Friday, January 25, 2008

Global cooling

Global cooling in general can refer to a cooling of the Earth. More specifically, it refers to a conjecture during the 1970s of imminent cooling of the Earth's surface and atmosphere along with a posited commencement of glaciation. This hypothesis never had significant scientific support, but gained temporary popular attention due to press reports following a better understanding of ice age cycles and a slight downward trend of temperatures from the 1940s to the early 1970s. Earth as a whole has not been cooling in recent decades, but is in a period of global warming.

The cooling period is well reproduced by current (1999 on) Global Climate Models (GCMs) that include the effect of sulphate aerosol cooling, so it (now) seems likely that this was the dominant cause. However, at the time there were two physical mechanisms that were most frequently advanced to cause cooling: aerosols and orbital forcing.

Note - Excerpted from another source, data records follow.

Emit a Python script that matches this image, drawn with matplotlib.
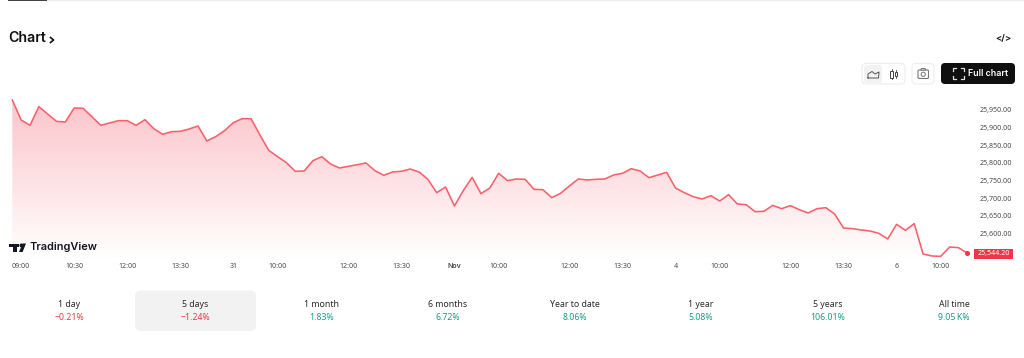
import numpy as np
import matplotlib
matplotlib.use("Agg")
import matplotlib.pyplot as plt
from matplotlib.patches import FancyBboxPatch, Rectangle, Polygon, Circle
from matplotlib.colors import LinearSegmentedColormap

prices = [25977.5,25920.9,25905.8,25958.6,25937.8,25917.0,25915.2,25954.8,25953.9,25930.3,
          25905.8,25912.4,25919.0,25919.0,25905.8,25921.8,25896.3,25880.3,25887.8,25888.8,
          25895.4,25903.9,25861.4,25873.7,25890.7,25913.3,25924.6,25924.6,25878.4,25835.0,
          25817.1,25800.1,25775.6,25776.5,25805.8,25817.1,25796.3,25785.0,
          25789.7,25794.4,25799.2,25777.5,25764.3,25773.7,25775.6,25782.2,25773.7,25752.9,
          25715.2,25731.2,25677.5,25720.9,25758.6,25712.4,25728.4,25769.9,25749.2,25753.9,
          25752.9,25724.6,25723.7,25701.1,25713.3,25734.1,25753.9,25751.1,25752.9,25753.9,
          25765.2,25769.9,25783.1,25776.5,25757.6,25765.2,25772.7,25728.4,
          25715.2,25703.9,25697.3,25706.7,25691.6,25709.6,25683.1,25681.2,25661.4,25662.4,
          25679.3,25669.9,25678.4,25667.0,25657.7,25669.9,25672.7,25654.8,25615.2,25613.3,
          25609.6,25606.7,25600.1,25584.1,25625.6,25608.6,25627.5,25541.7,25536.0,25535.0,
          25561.4,25559.6,25544.2]
x_tick_idx = [1,7,13,19,25,30,38,44,50,55,63,69,75,80,88,94,100,105]
x_tick_labels = ["09:00","10:30","12:00","13:30","31","10:00","12:00","13:30","Nov","10:00",
                 "12:00","13:30","4","10:00","12:00","13:30","6","10:00"]
y_ticks = [25550,25600,25650,25700,25750,25800,25850,25900,25950]
last_label = "25,544.20"
periods = ["1 day","5 days","1 month","6 months","Year to date","1 year","5 years","All time"]
changes = ["\u22120.21%","\u22121.24%","1.83%","6.72%","8.06%","5.08%","106.01%","9.05\u2009K%"]
period_x = [69,195.5,322,448,575,701,828,954]

RED = "#f23645"; LINE = "#f9606c"; GREEN = "#1a9a86"
W, H = 1024, 358
plt.rcParams["font.family"] = ["Noto Sans", "DejaVu Sans"]
fig = plt.figure(figsize=(W/100, H/100), dpi=100, facecolor="white")

# chart axes, positioned in pixels
L, R, T, B = 12.3, 967.3, 90.0, 262.0
ax = fig.add_axes([L/W, 1-B/H, (R-L)/W, (B-T)/H], facecolor="none")
val = lambda y: 25950-(y-109.7)*2.83
ax.set_xlim(0, len(prices)-1)
ax.set_ylim(val(B), val(T))
xs = np.arange(len(prices))
ys = np.array(prices)
cmap = LinearSegmentedColormap.from_list("g", ["#fcc4c9", "#ffffff"])
im = ax.imshow(np.linspace(0,1,256)[:,None], extent=[0,len(prices)-1,val(258),val(100)],
               aspect="auto", cmap=cmap, zorder=1, origin="upper")
ax.set_xlim(0, len(prices)-1)
ax.set_ylim(val(B), val(T))
clip = Polygon(np.column_stack([np.r_[xs, xs[-1], 0], np.r_[ys, val(258), val(258)]]),
               closed=True, transform=ax.transData, fc="none", ec="none")
ax.add_patch(clip)
im.set_clip_path(clip)
ax.plot(xs, ys, color=LINE, lw=1.15, zorder=3, solid_joinstyle="round", clip_on=False)
ax.plot(xs[-1], ys[-1], "o", color=RED, ms=2.6, zorder=4, clip_on=False)
for s in ax.spines.values():
    s.set_visible(False)
ax.set_xticks(x_tick_idx, x_tick_labels)
ax.yaxis.tick_right()
ax.set_yticks(y_ticks, [f"{v:,.2f}" for v in y_ticks])
ax.tick_params(axis="x", length=0, pad=1, labelsize=5.1, labelcolor="#4a4a4a")
ax.tick_params(axis="y", length=0, pad=9, labelsize=5.1, labelcolor="#4a4a4a")
for lab in ax.get_xticklabels():
    if lab.get_text() == "Nov":
        lab.set_family("Inter")
        lab.set_fontweight("semibold")

# overlay in pixel coordinates for page furniture
ov = fig.add_axes([0,0,1,1], facecolor="none", zorder=5)
ov.set_xlim(0,W); ov.set_ylim(H,0); ov.axis("off")
def rbox(x0,y0,x1,y1,r,fc,ec="none",lw=0.8,z=1):
    ov.add_patch(FancyBboxPatch((x0+r,y0+r),x1-x0-2*r,y1-y0-2*r,boxstyle=f"round,pad={r},rounding_size={r}",
                                fc=fc,ec=ec,lw=lw,zorder=z,mutation_aspect=1))

ov.add_patch(Rectangle((47,0),W-47,1,fc="#eeeeee",ec="none"))
ov.add_patch(Rectangle((8,0),39,1,fc="#444444",ec="none"))
ov.text(8,38,"Chart",fontsize=10.2,family="Inter",fontweight="semibold",color="#0f0f0f",va="center",ha="left")
ov.plot([50.5,53.5,50.5],[37.5,40,42.5],color="#0f0f0f",lw=1.2)
ov.text(1003.5,38,"</>",fontsize=6.8,family="Inter",fontweight="semibold",color="#111111",va="center",ha="center")

# toolbar
rbox(862,63.5,905,84,4,"white","#eeeeee")
rbox(864,65,882,83,3,"#f2f2f2")
ov.plot([868,868,872,875,879,878.5,868],[78,74,71.5,74,72,78,78],color="#555555",lw=0.7)
for cx,y0,y1,b0,b1 in [(891.5,69,79,70.5,77.5),(896,70,78,72,76)]:
    ov.plot([cx,cx],[y0,y1],color="#444444",lw=0.6)
    ov.add_patch(Rectangle((cx-1.2,b0),2.4,b1-b0,fc="white",ec="#444444",lw=0.7,zorder=3))
rbox(912,63.5,934,84,4,"white","#eeeeee")
rbox(918,70,928.5,78.5,1.2,"white","#777777",lw=0.8,z=2)
ov.add_patch(Polygon([(920.5,70),(921.5,68.5),(925,68.5),(926,70)],fc="white",ec="#777777",lw=0.7,zorder=2))
ov.add_patch(Circle((923.2,74.3),2.1,fc="white",ec="#777777",lw=0.7,zorder=3))
rbox(941,63,1015,84,4,"#0f0f0f")
for sx,sy in [(-1,-1),(1,-1),(-1,1),(1,1)]:
    cx,cy=958+sx*5.5,73.5+sy*5.5
    ov.plot([cx-sx*3,cx,cx],[cy,cy,cy-sy*3],color="#dddddd",lw=0.9)
ov.text(968,73.5,"Full chart",fontsize=6.4,family="Inter",fontweight="semibold",color="white",va="center",ha="left")

# logo
ov.add_patch(Polygon([(9,243.5),(19,243.5),(19,247.3),(16.8,247.3),(16.8,252),(13,252),(13,247.3),(9,247.3)],fc="#131722",ec="none"))
ov.add_patch(Circle((21.4,245.4),1.9,fc="#131722",ec="none"))
ov.add_patch(Polygon([(19,252),(22.6,243.5),(26,243.5),(22.6,252)],fc="#131722",ec="none"))
ov.text(29.5,247.3,"TradingView",fontsize=7.9,family="Inter",fontweight="semibold",color="#131722",va="center",ha="left")

# last price label
ov.add_patch(Rectangle((974,249),38.5,9.5,fc=RED,ec="none",zorder=4))
ov.text(993.5,253.6,last_label,fontsize=5.1,color="white",va="center",ha="center",zorder=5)

# period selector
rbox(135,290.5,256,331,6,"#f2f2f2")
for px,p,c in zip(period_x,periods,changes):
    ov.text(px,304.3,p,fontsize=6.3,color="#2a2a2a",va="center",ha="center")
    ov.text(px,318,c,fontsize=6.3,color=RED if c.startswith("\u2212") else GREEN,va="center",ha="center")

fig.savefig("out.png",dpi=100,facecolor="white")
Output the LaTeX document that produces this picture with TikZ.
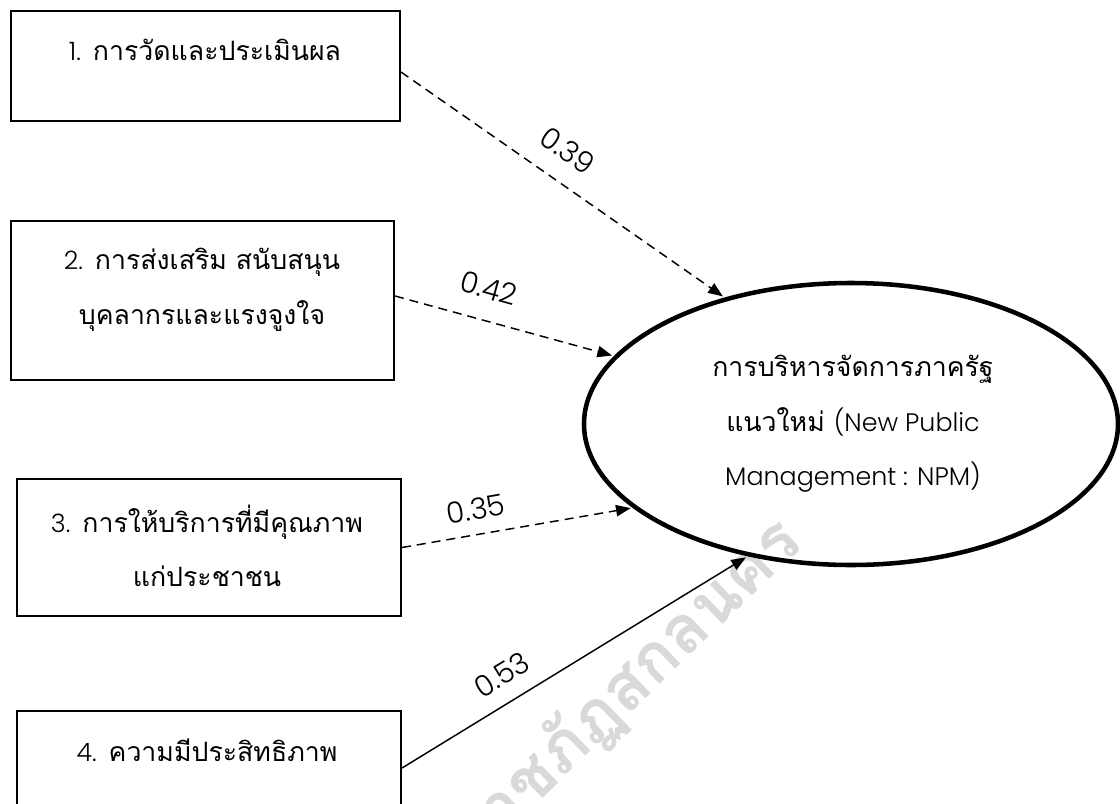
\documentclass[tikz,border=0pt]{standalone}
\usepackage{fontspec}
\setmainfont[Script=Thai]{Loma}
\newfontfamily\latinf{Poppins Light}
\newcommand\latn[1]{{\latinf\fontsize{19pt}{41pt}\selectfont #1}}
\usetikzlibrary{shapes.geometric,arrows.meta,fit}
\begin{document}
\begin{tikzpicture}[x=0.75pt,y=-0.75pt,
  boxnode/.style={draw, line width=1.5pt, inner sep=0pt},
  txt/.style={font=\fontsize{20pt}{41pt}\selectfont, align=center, inner sep=0pt},
  conn/.style={line width=1.1pt, -{Triangle[length=11pt,width=8.5pt]}, shorten >=1.5pt},
  dashedconn/.style={conn, dash pattern=on 6.75pt off 4.5pt},
  lab/.style={font=\latinf\fontsize{22pt}{24pt}\selectfont, inner sep=0pt, sloped},
  wmark/.style={font=\bfseries\fontsize{50pt}{60pt}\selectfont, text=black!15, inner sep=0pt}
]
\useasboundingbox (0,0) rectangle (1120,803);
\clip (0,0) rectangle (1120,803);
\fill[white] (0,0) rectangle (1120,803);

\node[wmark, rotate=44, anchor=base east] (wm) at (805,545) {มหาวิทยาลัยราชภัฏสกลนคร};

\node[boxnode, fit={(11,11)(400,121)}] (b1) {};
\node[boxnode, fit={(11,221)(394,380)}] (b2) {};
\node[boxnode, fit={(17,479)(401,616)}] (b3) {};
\node[boxnode, fit={(17,711)(401,848)}] (b4) {};

\node[draw, ellipse, line width=3.4pt, minimum width=400.5pt, minimum height=211.5pt, inner sep=0pt] (el) at (851,424) {};

\node[txt] (t1) at (205,50) {\latn{1.} การวัดและประเมินผล};
\node[txt] (t2) at (202,290) {\latn{2.} การส่งเสริม สนับสนุน\\บุคลากรและแรงจูงใจ};
\node[txt] (t3) at (207,546) {\latn{3.} การให้บริการที่มีคุณภาพ\\แก่ประชาชน};
\node[txt] (t4) at (207,750) {\latn{4.} ความมีประสิทธิภาพ};
\node[txt] (t5) at (853,424) {การบริหารจัดการภาครัฐ\\แนวใหม่ \latn{(New Public}\\\latn{Management : NPM)}};

\draw[dashedconn] ([yshift=-4.5pt]b1.east) -- (el.135) node[lab, pos=0.46, above=14.5pt] (l1) {0.39};
\draw[dashedconn] ([yshift=3.4pt]b2.east) -- (el.164) node[lab, pos=0.39, above=15.5pt] (l2) {0.42};
\draw[dashedconn] (b3.east) -- (el.201) node[lab, pos=0.34, above=10.6pt] (l3) {0.35};
\draw[conn] ([yshift=8.6pt]b4.east) -- (el.232) node[lab, pos=0.33, above=12pt] (l4) {0.53};
\end{tikzpicture}
\end{document}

Thirty years later, the concern that the cooler temperatures would continue, and perhaps at a faster rate, can now be observed to have been incorrect. More has to be learned about climate, but the growing records have shown the cooling concerns of 1975 to have been simplistic and not borne out.

As the NAS report indicates, scientific knowledge regarding climate change was more uncertain than it is today. At the time that Rasool and Schneider wrote their 1971 paper, climatologists had not yet recognized the significance of greenhouse gases other than water vapor and carbon dioxide, such as methane, nitrous oxide and chlorofluorocarbons.